Family law is much broader than just divorce. Family Law encompasses paternity actions; modification of child support, alimony, or parental rights; domestic violence injunctions; non-parent custody matters, and more. Napier & Rollin appears in most types of family law cases.
While similar to other forms of civil litigation, family law does have its own set of procedural rules and attorneys are expected to obey additional guidelines of professional conduct called the “Bounds of Advocacy.” The very first guideline of the Bounds of Advocacy is that an “attorney should strive to lower the emotional level of family disputes by treating counsel and the parties with respect.” Napier & Rollin believes that this approach is also more likely to lead to a favorable outcome for the client. However, operating with professionalism and courtesy to others does not mean ignoring misconduct or giving up valuable rights without getting fair value in return. Napier & Rollin is always capable and willing to enforce its clients’ rights by aggressively pursuing the truth and a just outcome though necessary litigation.

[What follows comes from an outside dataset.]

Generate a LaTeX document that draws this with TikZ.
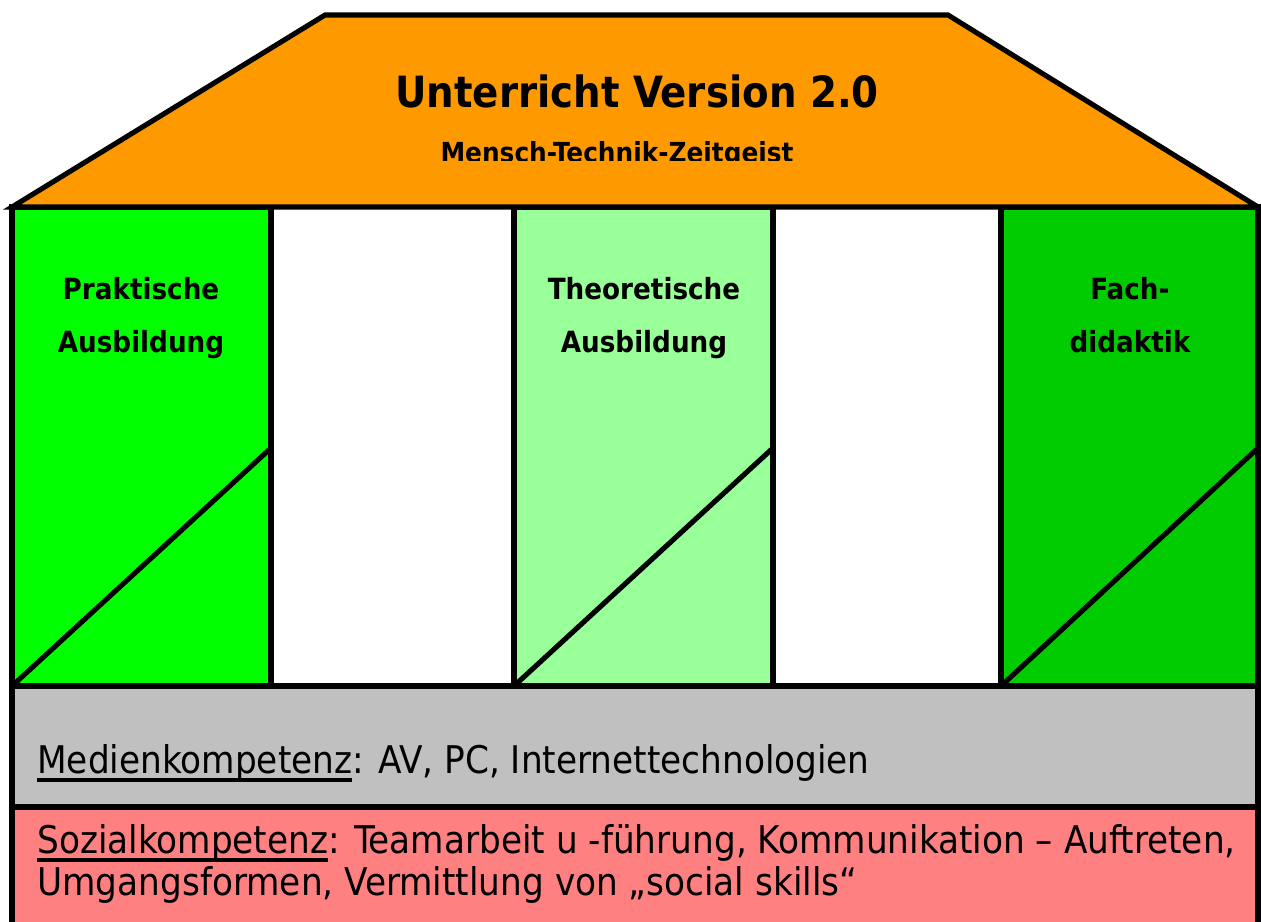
\documentclass[tikz,border=0pt]{standalone}
\usepackage{fontspec}
\setmainfont{DejaVu Sans Condensed}
\usepackage{xcolor}
\usepackage{tikz}
\usetikzlibrary{positioning}
\definecolor{dach}{HTML}{FF9900}
\definecolor{praxis}{HTML}{00FF00}
\definecolor{theorie}{HTML}{99FF99}
\definecolor{didaktik}{HTML}{00CC00}
\definecolor{medien}{HTML}{C0C0C0}
\definecolor{sozial}{HTML}{FF8080}
\newcommand{\kompetenz}[1]{\leavevmode\setbox0\hbox{#1}\rlap{\rule[-5.2pt]{\wd0}{2.2pt}}\box0}

\begin{document}
\begin{tikzpicture}[
			x=0.02cm, y=-0.02cm,
			bauteil/.style={draw=black, line width=2.9pt},
			titel/.style={font=\bfseries\fontsize{24.5}{30}\selectfont, anchor=base, inner sep=0pt},
			motto/.style={font=\bfseries\fontsize{15.7}{18}\selectfont, anchor=base, inner sep=0pt},
			saeule/.style={font=\bfseries\fontsize{16.6}{20}\selectfont, anchor=base, inner sep=0pt},
			zeile/.style={font=\fontsize{21.7}{26}\selectfont, anchor=base west, inner sep=0pt},
		]

			\clip (0,0) rectangle (1261,921);

			% Saeulen mit Schraegstrich
			\draw[bauteil, fill=praxis] (12,207) rectangle (271,686);
			\draw[bauteil] (12,686) -- (271,448);
			\draw[bauteil, fill=theorie] (514,207) rectangle (773,686);
			\draw[bauteil] (514,686) -- (773,448);
			\draw[bauteil, fill=didaktik] (1001,207) rectangle (1258,686);
			\draw[bauteil] (1001,686) -- (1258,448);

			% Fundament
			\draw[bauteil, fill=medien] (12,686) rectangle (1258,807);
			\draw[bauteil, fill=sozial] (12,807) rectangle (1258,960);

			% Dach
			\draw[bauteil, fill=dach] (12,207) -- (325,15) -- (948,15) -- (1258,207) -- cycle;

			\node[titel] (titel) at (637,107) {Unterricht Version 2.0};
			\begin{scope}
				\clip (0,0) rectangle (1261,160);
				\node[motto] (motto) at (617,162) {Mensch-Technik-Zeitgeist};
			\end{scope}

			\node[saeule] (praxisA) at (141,299) {Praktische};
			\node[saeule] (praxisB) at (141,352) {Ausbildung};
			\node[saeule] (theorieA) at (644,299) {Theoretische};
			\node[saeule] (theorieB) at (644,352) {Ausbildung};
			\node[saeule] (didaktikA) at (1130,299) {Fach-};
			\node[saeule] (didaktikB) at (1130,352) {didaktik};

			\node[zeile] (medientext) at (37,773) {\kompetenz{Medienkompetenz}: AV, PC, Internettechnologien};
			\node[zeile] (sozialA) at (37,853) {\kompetenz{Sozialkompetenz}: Teamarbeit u -führung, Kommunikation – Auftreten,};
			\node[zeile] (sozialB) at (37,895) {Umgangsformen, Vermittlung von „social skills“};

		\end{tikzpicture}
\end{document}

Enforcement of Final Judgments
Unfortunately, the end of a divorce or paternity case is not always the end of family law litigation. When a party disobeys a Final Judgment or other court order, further proceedings may be necessary to compel the disobedient party’s compliance, collect past-due support, or have the court fashion remedies to attempt to repair the damage caused by the wrongdoer. Depending on the particular facts of each family law case, a court might be inclined to award make-up timesharing, attorneys’ fees, interest, or even a “child pick-up order.” In other cases, a party’s non-compliance with a Final Judgment or court order could result in criminal penalties. In many high conflict cases, it may be necessary to impose restrictions on a party’s communication to the other party or child. Some cases require the appointment of a parenting coordinator to act as a referee between parties. If you’re looking to find a lawyer who can help you address non-compliance or contempt issues in your family law case, allow the family law attorneys of Napier & Rollin to represent you.
The mother of a child born out of wedlock is generally considered to be a “natural guardian” of the minor child and entitled to sole custody. This may be true even where the father’s name appears on the birth certificate. However, in order to establish child support, timesharing, and the father’s parental rights a paternity action must be initiated. Napier & Rollin is very experienced with helping clients in paternity proceedings.
Where circumstances have substantially changed since a final judgment was entered it may become necessary to modify provisions related to children or alimony. Judgments are presumed to be final; therefore, modification cases should not be pursued lightly. Napier & Rollin’s attorneys are adept at obtaining and defending against modifications of timesharing, child support, parental responsibility, and alimony awards.
Once a final order or judgment has been entered which establishes custodial rights of a child, either party must obtain written permission from the other party or permission from the court before relocating more than 50 miles. Relocation cases are among the most difficult of cases because they often involve high-stakes positions taken by both sides as to where a child will live once the relocation occurs. The attorneys of Napier & Rollin can be trusted to handle even the most difficult family law cases, such as relocation.
A uniform statute adopted by Florida in 2007 governs the basic requirements to ensure that a prenuptial agreement will be technically valid and enforceable. However, only the most skilled attorneys know how to draft a high-quality prenuptial agreement which will most likely operate the way the client intends. Many lower-quality prenuptial agreements fail to address important issues or contain ambiguous language. Similarly, a different legal standard applies to agreements entered into after marriage. Without the assistance of a skilled attorney post-nuptial agreements can contain fatal errors or become totally unenforceable.